Berlino 2011. Conferenza Stampa True Grit

10 febbraio 2011: tredici anni dopo The Big Lebowski i fratelli Coen tornano a Berlino per presentare True Grit, in cui – per la prima volta dopo il loro film culto del 1998 – Jeff Bridges è di nuovo il protagonista. “E’ curioso pensare che quello di Berlino è proprio il Festival in cui The Big Lebowski è stato presentato in Europa, dice Joel Coen. "Quando siamo venuti allora Jeff non era con noi, oggi invece si”.
Alla conferenza stampa di True Grit ci sono infatti proprio tutti, ad eccezione di Matt Damon: i Coen, Jeff Bridges, Josh Brolin e la giovane protagonista Hailee Stanfield, appena esordiente ma già candidata ad un oscar proprio grazie al film dei due fratelli americani. “Quando uscì il Grande Lebowski in America fu abbastanza un fiasco, solo in Europa fu molto apprezzato”, continua Joel. “Per questo è bello essere di nuovo qui a Berlino con il nostro ultimo film. Col passare del tempo, grazie al mercato dell’home-video, Il grande Lebowski è stato rivalutato negli Stati Uniti, ed è diventato l’origine di un culto veramente ridicolo”.
Non sono mai troppo concilianti i due fratelli, soprattutto con chi chiede loro del rapporto che True Grit intrattiene con il suo predecessore del 1969, girato da Henry Hathaway e in cui il protagonista era The Duke (invece che the Dude): John Wayne. “Non abbiamo mai rivisto quel film da quando uscì, ed eravamo molto piccoli”, spiega Ethan. “Praticamente lo ricordiamo a malapena. Non volevamo fare il remake del film, ma ripartire dall’opera letteraria (scritta nel 1968 da Charles Portis), fare un adattamento cinematografico del libro”. A chi reagisce un po’ piccato per il fatto che non si tessano le lodi del grande attore americano i Coen non danno nessuna soddisfazione. “John Wayne è un’icona, come il Mount Rushmore”, dice Ethan, e come spesso accade Joel completa il suo pensiero: “ma non sono certo che John Wayne significhi qualcosa per i ragazzi americani di oggi. Certo, era un attore favoloso, ma probabilmente mio figlio di 16 anni non ha idea di chi sia”. Difficile alle volte credere alle provocazioni dei due registi, ma sicuramente impossibile ottenere qualche risposta che non sia almeno un po’ provocatoria.
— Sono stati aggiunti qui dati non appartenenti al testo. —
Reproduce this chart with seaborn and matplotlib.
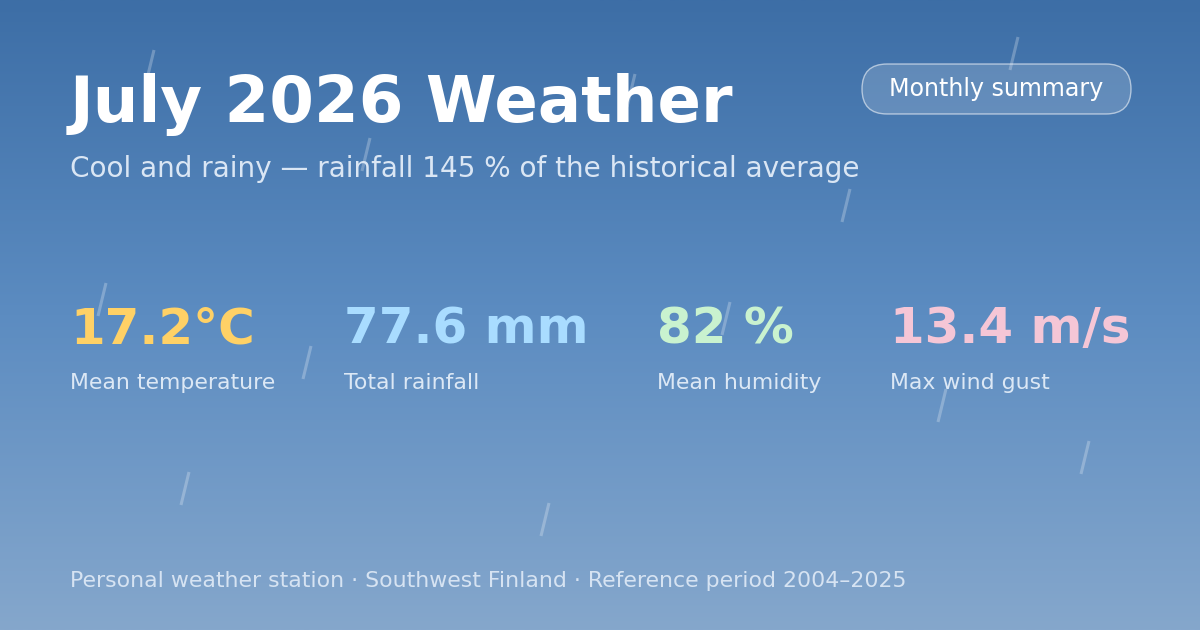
"""July 2026 weather summary card."""

import matplotlib.pyplot as plt
import numpy as np
import pandas as pd
import seaborn as sns
from matplotlib.colors import LinearSegmentedColormap
from matplotlib.patches import FancyBboxPatch

sns.set_style("white")
plt.rcParams["font.family"] = ["DejaVu Sans"]

W, H = 1200, 630

title = "July 2026 Weather"
subtitle = "Cool and rainy \u2014 rainfall 145 % of the historical average"
badge = "Monthly summary"
footer = "Personal weather station \u00b7 Southwest Finland \u00b7 Reference period 2004\u20132025"

stat_values = ["17.2\u00b0C", "77.6 mm", "82 %", "13.4 m/s"]
stat_labels = ["Mean temperature", "Total rainfall", "Mean humidity", "Max wind gust"]
stat_colors = ["#ffd166", "#a9dcff", "#c9f2cf", "#f5c6d6"]
stat_x = [70, 344, 657, 890]

# rain streaks: top end of each drop
rain_x = [154, 370, 635, 1018, 850, 106, 311, 730, 946, 1089, 189, 549]
rain_y = [50, 138, 74, 37, 189, 283, 346, 302, 389, 441, 472, 503]
drop_dx, drop_dy = -8, 33

fig = plt.figure(figsize=(W / 100, H / 100), dpi=100)
ax = fig.add_axes([0, 0, 1, 1])

# background gradient
sky = LinearSegmentedColormap.from_list(
    "sky", [(0.0, "#3d6ea6"), (0.5, "#5c8cc1"), (1.0, "#85a7cc")]
)
grad = np.linspace(0, 1, 256)[:, None]
ax.imshow(grad, cmap=sky, extent=[0, W, H, 0], aspect="auto", zorder=0)

# rain drops
drops = pd.DataFrame(
    {
        "x": np.concatenate([rain_x, np.array(rain_x) + drop_dx]),
        "y": np.concatenate([rain_y, np.array(rain_y) + drop_dy]),
        "drop": list(range(len(rain_x))) * 2,
    }
)
sns.lineplot(
    data=drops,
    x="x",
    y="y",
    units="drop",
    estimator=None,
    sort=False,
    color="white",
    alpha=0.25,
    linewidth=2.2,
    solid_capstyle="butt",
    ax=ax,
    zorder=1,
)

ax.text(70, 122, title, fontsize=46.2, fontweight="bold", color="white",
        va="baseline", zorder=3)
ax.text(70, 177, subtitle, fontsize=20.1, color="#dae6f4",
        va="baseline", zorder=3)

pill = FancyBboxPatch(
    (862, 64), 269, 50,
    boxstyle="round,pad=0,rounding_size=25",
    facecolor=(1, 1, 1, 0.16),
    edgecolor=(1, 1, 1, 0.55),
    linewidth=1,
    zorder=2,
)
ax.add_patch(pill)
ax.text(996.5, 89, badge, fontsize=17.1, color="white",
        ha="center", va="center", zorder=3)

for x, val, lab, col in zip(stat_x, stat_values, stat_labels, stat_colors):
    ax.text(x, 343, val, fontsize=35.9, fontweight="bold", color=col,
            va="baseline", zorder=3)
    ax.text(x, 389, lab, fontsize=15.85, color="#dce8f5",
            va="baseline", zorder=3)

ax.text(70, 587, footer, fontsize=15.8, color="#d6e3f2",
        va="baseline", zorder=3)

ax.set_xlim(0, W)
ax.set_ylim(H, 0)
ax.axis("off")

fig.savefig("out.png", dpi=100)
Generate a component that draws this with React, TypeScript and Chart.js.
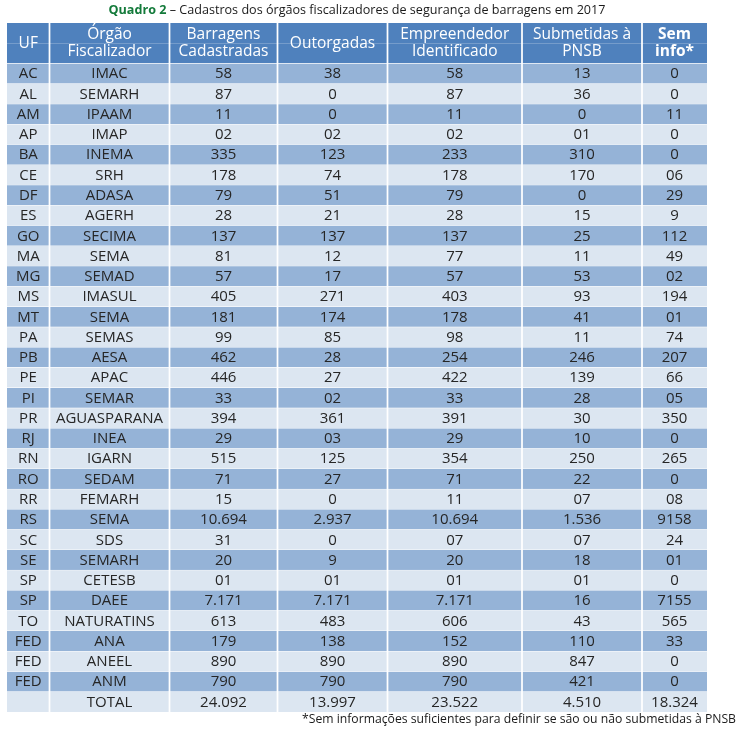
import React, { useEffect, useRef } from 'react';
import { Chart, registerables } from 'chart.js';

Chart.register(...registerables);

// ---------- text ----------
const TITLE_LEAD = 'Quadro 2';
const TITLE_REST = ' – Cadastros dos órgãos fiscalizadores de segurança de barragens em 2017';
const FOOTNOTE = '*Sem informações suficientes para definir se são ou não submetidas à PNSB';

const HEADERS: string[][] = [
  ['UF'],
  ['Órgão', 'Fiscalizador'],
  ['Barragens', 'Cadastradas'],
  ['Outorgadas'],
  ['Empreendedor', 'Identificado'],
  ['Submetidas à', 'PNSB'],
  ['Sem', 'info*'],
];

// ---------- data ----------
const UF = ['AC', 'AL', 'AM', 'AP', 'BA', 'CE', 'DF', 'ES', 'GO', 'MA', 'MG', 'MS', 'MT', 'PA', 'PB', 'PE', 'PI', 'PR', 'RJ', 'RN', 'RO', 'RR', 'RS', 'SC', 'SE', 'SP', 'SP', 'TO', 'FED', 'FED', 'FED'];
const ORGAO = ['IMAC', 'SEMARH', 'IPAAM', 'IMAP', 'INEMA', 'SRH', 'ADASA', 'AGERH', 'SECIMA', 'SEMA', 'SEMAD', 'IMASUL', 'SEMA', 'SEMAS', 'AESA', 'APAC', 'SEMAR', 'AGUASPARANA', 'INEA', 'IGARN', 'SEDAM', 'FEMARH', 'SEMA', 'SDS', 'SEMARH', 'CETESB', 'DAEE', 'NATURATINS', 'ANA', 'ANEEL', 'ANM'];
const BARRAGENS = ['58', '87', '11', '02', '335', '178', '79', '28', '137', '81', '57', '405', '181', '99', '462', '446', '33', '394', '29', '515', '71', '15', '10.694', '31', '20', '01', '7.171', '613', '179', '890', '790'];
const OUTORGADAS = ['38', '0', '0', '02', '123', '74', '51', '21', '137', '12', '17', '271', '174', '85', '28', '27', '02', '361', '03', '125', '27', '0', '2.937', '0', '9', '01', '7.171', '483', '138', '890', '790'];
const EMPREENDEDOR = ['58', '87', '11', '02', '233', '178', '79', '28', '137', '77', '57', '403', '178', '98', '254', '422', '33', '391', '29', '354', '71', '11', '10.694', '07', '20', '01', '7.171', '606', '152', '890', '790'];
const SUBMETIDAS = ['13', '36', '0', '01', '310', '170', '0', '15', '25', '11', '53', '93', '41', '11', '246', '139', '28', '30', '10', '250', '22', '07', '1.536', '07', '18', '01', '16', '43', '110', '847', '421'];
const SEM_INFO = ['0', '0', '11', '0', '0', '06', '29', '9', '112', '49', '02', '194', '01', '74', '207', '66', '05', '350', '0', '265', '0', '08', '9158', '24', '01', '0', '7155', '565', '33', '0', '0'];
const TOTAL_ROW = ['', 'TOTAL', '24.092', '13.997', '23.522', '4.510', '18.324'];

const COLUMNS = [UF, ORGAO, BARRAGENS, OUTORGADAS, EMPREENDEDOR, SUBMETIDAS, SEM_INFO];

// ---------- layout / style ----------
const COL_WIDTHS = [42.5, 120, 108, 110, 134.5, 120, 65];
const HEADER_SLOTS = 2;
const N_DATA = UF.length;
const N_ROWS = HEADER_SLOTS + N_DATA + 1;

const HEADER_BG = '#4f81bd';
const DARK_BG = '#95b3d7';
const LIGHT_BG = '#dce6f1';
const TEXT_COLOR = '#262626';
const FONT = '"Open Sans", "Liberation Sans", sans-serif';

const ROW_LABELS = [
  ...Array.from({ length: HEADER_SLOTS }, (_, i) => `header${i}`),
  ...UF,
  'TOTAL',
];

function cellText(r: number, c: number): string {
  if (r < HEADER_SLOTS) return '';
  const k = r - HEADER_SLOTS;
  if (k < N_DATA) return COLUMNS[c][k];
  return TOTAL_ROW[c];
}

const tableTextPlugin = {
  id: 'tableText',
  afterDatasetsDraw(chart: any) {
    const ctx = chart.ctx as CanvasRenderingContext2D;
    ctx.save();
    ctx.textAlign = 'center';
    ctx.textBaseline = 'middle';
    chart.data.datasets.forEach((_: any, c: number) => {
      const meta = chart.getDatasetMeta(c);
      const els = meta.data;
      // header (spans the header slots)
      const first = els[0].getProps(['x', 'y', 'base', 'height'], true);
      const last = els[HEADER_SLOTS - 1].getProps(['x', 'y', 'base', 'height'], true);
      const top = first.y - first.height / 2;
      const bottom = last.y + last.height / 2;
      const cx = (first.x + first.base) / 2;
      const cy = (top + bottom) / 2;
      const lines = HEADERS[c];
      const bold = c === COLUMNS.length - 1;
      ctx.font = `${bold ? 'bold ' : ''}15.5px ${FONT}`;
      ctx.fillStyle = '#ffffff';
      const lh = 17;
      lines.forEach((ln, i) => {
        const y = cy + (i - (lines.length - 1) / 2) * lh;
        ctx.fillText(ln, cx, y);
      });
      // body
      ctx.font = `15px ${FONT}`;
      ctx.fillStyle = TEXT_COLOR;
      for (let r = HEADER_SLOTS; r < N_ROWS; r++) {
        const p = els[r].getProps(['x', 'y', 'base'], true);
        const t = cellText(r, c);
        if (t) ctx.fillText(t, (p.x + p.base) / 2, p.y + 0.5);
      }
    });
    ctx.restore();
  },
};

export default function App() {
  const ref = useRef<HTMLCanvasElement | null>(null);

  useEffect(() => {
    if (!ref.current) return;
    const starts: number[] = [];
    let acc = 0;
    COL_WIDTHS.forEach((w) => {
      starts.push(acc);
      acc += w;
    });
    const totalW = acc;

    const datasets = COLUMNS.map((_, c) => ({
      label: HEADERS[c].join(' '),
      data: ROW_LABELS.map(() => [starts[c], starts[c] + COL_WIDTHS[c]] as [number, number]),
      grouped: false,
      barPercentage: 1,
      categoryPercentage: 1,
      borderSkipped: false as const,
      borderColor: '#ffffff',
      backgroundColor: (ctx: any) => {
        const r = ctx.dataIndex;
        if (r < HEADER_SLOTS) return HEADER_BG;
        const k = r - HEADER_SLOTS;
        return k % 2 === 0 ? DARK_BG : LIGHT_BG;
      },
      borderWidth: (ctx: any) => {
        const r = ctx.dataIndex;
        const col = ctx.datasetIndex;
        const left = col === 0 ? 0 : 1.2;
        const right = col === COLUMNS.length - 1 ? 0 : 1.2;
        if (r < HEADER_SLOTS - 1) return { left, right, top: 0, bottom: 0 };
        if (r === HEADER_SLOTS - 1) return { left, right, top: 0, bottom: 0.5 };
        if (r === N_ROWS - 1) return { left, right, top: 0.5, bottom: 0 };
        return { left, right, top: 0.5, bottom: 0.5 };
      },
    }));

    const chart = new Chart(ref.current, {
      type: 'bar',
      data: { labels: ROW_LABELS, datasets },
      options: {
        indexAxis: 'y',
        responsive: false,
        animation: false,
        devicePixelRatio: 1,
        layout: { padding: { left: 7, right: 42, top: 23, bottom: 17 } },
        scales: {
          x: { type: 'linear', min: 0, max: totalW, display: false },
          y: { type: 'category', display: false },
        },
        plugins: {
          legend: { display: false },
          tooltip: { enabled: false },
          title: { display: false },
        },
        events: [],
      },
      plugins: [tableTextPlugin],
    } as any);
    return () => chart.destroy();
  }, []);

  return (
    <div style={{ position: 'absolute', left: 0, top: 0, width: 749, height: 729, background: '#ffffff', fontFamily: FONT }}>
      <canvas ref={ref} width={749} height={729} style={{ position: 'absolute', left: 0, top: 0 }} />
      <div
        style={{
          position: 'absolute', left: 7, top: 3, width: 700, textAlign: 'center',
          fontSize: 12.6, lineHeight: '14px', color: '#1a1a1a', whiteSpace: 'nowrap',
        }}
      >
        <span style={{ color: '#137a3a', fontWeight: 'bold' }}>{TITLE_LEAD}</span>
        {TITLE_REST}
      </div>
      <div
        style={{
          position: 'absolute', left: 0, top: 712, width: 736, textAlign: 'right',
          fontSize: 12.2, lineHeight: '14px', color: '#1a1a1a', whiteSpace: 'nowrap',
        }}
      >
        {FOOTNOTE}
      </div>
    </div>
  );
}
A rincarare la dose, però, è Josh Brolin: “John Wayne è l’incarnazione di un sistema di valori molto semplice da comprendere a cui è facile attaccarsi, un po’ come Ronald Reagan”, dice l’attore riferendosi con sarcasmo alle convinzioni politiche del Duca. A chi invece chiede della violenza che spesso imperversa nei film firmati fratelli Coen, Ethan risponde laconicamente: “sono le storie a interessarci, è la bellezza di una storia a spingerci a fare un film, non un aspetto in particolare”.
Molte sono anche le domande per gli attori. Ad Hailee Stanfield viene chiesto quale sia stata la sfida più grande nella realizzazione di True Grit. “Nessuna in particolare, ogni giorno era qualcosa di diverso. Ma una volta memorizzato il copione andava tutto bene”. “Non si è lamentata neanche quando l’abbiamo fatta arrampicare su un albero altissimo, ed è dovuta restare lì per un po’”, scherza Joel Coen. “La sfida più grande per me – continua Jeff Bridges – è stata essere comprensibile quando parlavo”. Il suo personaggio infatti è un ubriacone dell’ Arkansas, e il suo “linguaggio” è talmente difficile da capire che – scherza Joel - “anche in America è stato sottotitolato”.
Dopo No Country for Old Men, un altro western. “Ma la parola western andrebbe messa tra virgolette”, spiega Joel a chi vuole sapere cosa abbia attratto i due fratelli verso il genere americano per eccellenza. “True Grit è un western solo perché si svolge nell’America del sud nel 1870, ma non credo che l’epopea western sia ciò su cui il libro è incentrato. Il nostro è un western solo per caso”.
Niente ermeneutica con noi, per cortesia: giriamo capolavori solo per caso.